Hailing from Sapporo, Eir Aoi got off to an early music career interest by forming her own band while in school. Since then, the powerful singer has clocked up an impressive resume of releases since her debut single ‘MEMORIA’ in 2011. She’s provided theme music for a number of classic anime titles, including Sword Art Online, Mobile Suit Gundam AGE, Fate/Zero and also the opening theme to the absurdly popular Kill la Kill. She took time out at Hyper Japan to chat to J-Pop Go about her music…
You formed a band while at school. Can you tell me a little bit about the type of music you were doing then?
We were doing copies of Shakalabbits songs. We also had original songs, but they were mainly punk music.
What other artists were you influenced by in your early days?
When I was in secondary school there was a band called Do As Infinity and another called Dai Nagao, which both featured a vocalist called Tomiko. She was quite energetic and I was influenced by her style of singing. I still like them!
You’ve swiftly adopted to using the internet for promotion and one of the early avenues you used was Nico Nico. How important do you think this is for artists?
I think without the internet, I would never have been able to become a singer. I see the internet as the tool to connect the world as well as the tool to make your dream come true.
You’ve also adopted digital downloads as a method of releasing music. What are your thoughts on downloads versus physical CDs?
I use digital downloads for my own songs; also I download music for myself. As for CD, I think it has got value. You can actually study the lyrics more, also the pictures come with it. It’s important; it shows the artist’s colour. Whereas the digital download, it’s very easy, very handy.
When you’re buying music for yourself, which do you prefer: Download or CD?
I think both have got benefits and advantages both ways, but I suppose CD. As I said, you can actually touch the artist’s personal tastes and thoughts behind it, so that’s quite nice. But also for digital download, it’s easier, it’s a convenience so that probably fits modern life. So like vinyl or MD players, that have a good ‘old time’ quality to it, I do feel that CD has got similar value.
Your ‘Rock The World’ schedule sees you performing in China, America, Taiwan and Singapore. Do you think it’s important for Japanese artists to perform on a global stage?

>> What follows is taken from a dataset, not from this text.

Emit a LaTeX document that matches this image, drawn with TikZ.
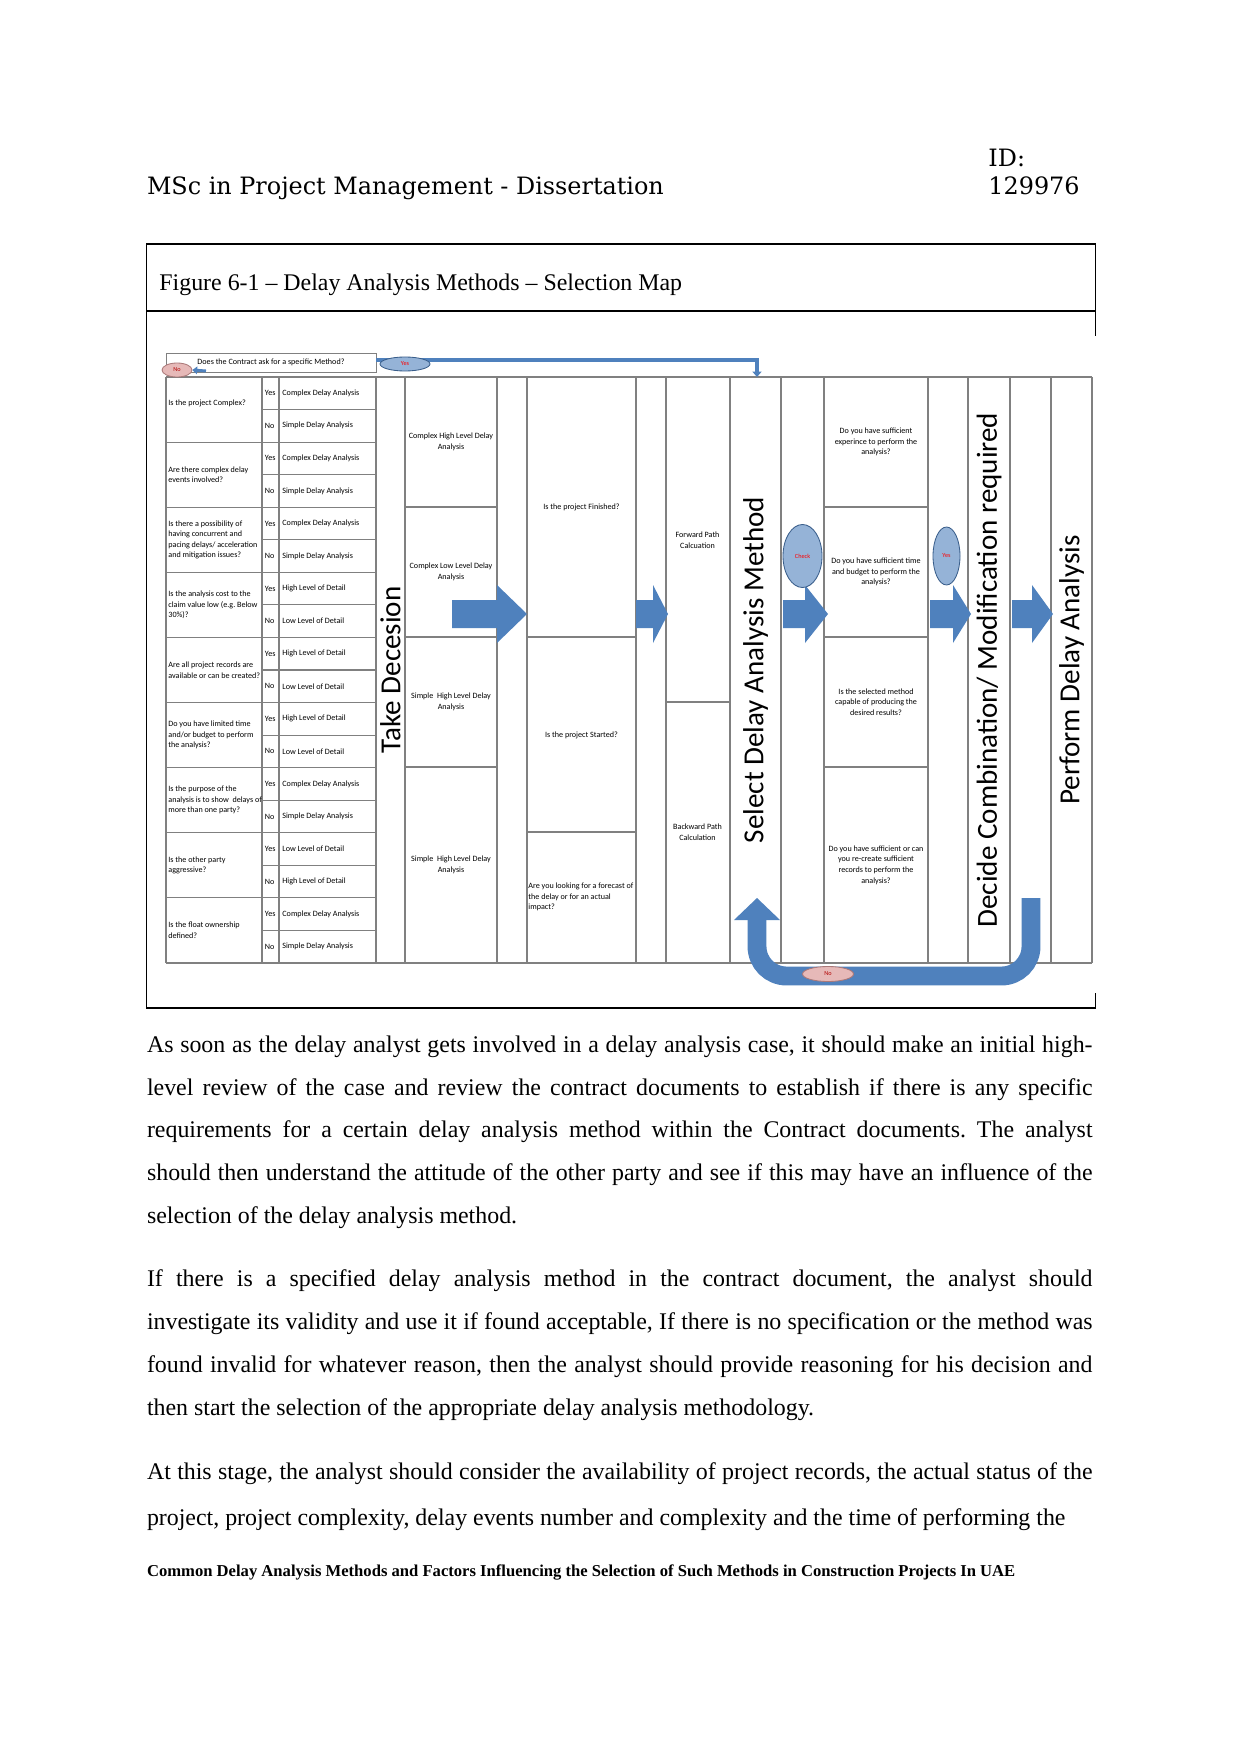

Shortly after I debuted, I opened an account with Facebook from which I could interact with the people across the world. So it’s nice that I can actually go around those places physically and interact and meet those people who have been supportive. I feel really grateful for that.
Are you very nervous when performing in a new country for the first time?
I’m nervous at first, yes. It’s because I felt the language barrier was quite big. But now, come to think about it, we like the same things and we share the same space. So actually that feeling is the most important thing that we can communicate.
Watching you on stage here on Hyper Japan, you certainly didn’t look nervous. You looked both energetic and confident.
I was a bit nervous at the beginning, but then if I looked nervous then obviously the audience wouldn’t feel comfortable with the performance. So I try not to look nervous!
Going back to the language barrier issue, I had an opportunity to do the handshake sessions and sign autographs earlier and managed to speak to people. Without even understanding the same language, as soon as they started talking about their favourite anime, games and the characters, somehow we understood perfectly fine. So then that’s when I realized that actually language isn’t a barrier.
So thanks to the internet, these days we can play games together online. I used to think the world was so big and it was harder to reach out. But then I realised that you can play games online together at the same time, so actually I feel that the world is closer.
Almost as if culture is replacing the language?
I’ve met people that have learned Japanese through anime and through games, so I do believe that culture has actually changed people.
You’ve worked on many anime titles, including Sword Art Online and Kill la Kill, do you have a favourite?
I can’t really choose! Each one is good, has got its own goodness to it, and I have really got hooked onto each one of them and recorded it for each episode. I like action and I like fighting, I find those things quite stimulating and I’ve done lots of music for those anime and I feel really grateful actually.
You’re very fond of the colour ‘Blue’. Is there some significance to this?
Blue has always been my favourite colour, that’s why I always use it – in my stage name as well – I feel the colour blue is something that changed my life.
J-Pop Go extends its thanks to Eir Aoi, Sony Music and to the staff at Hyper Japan.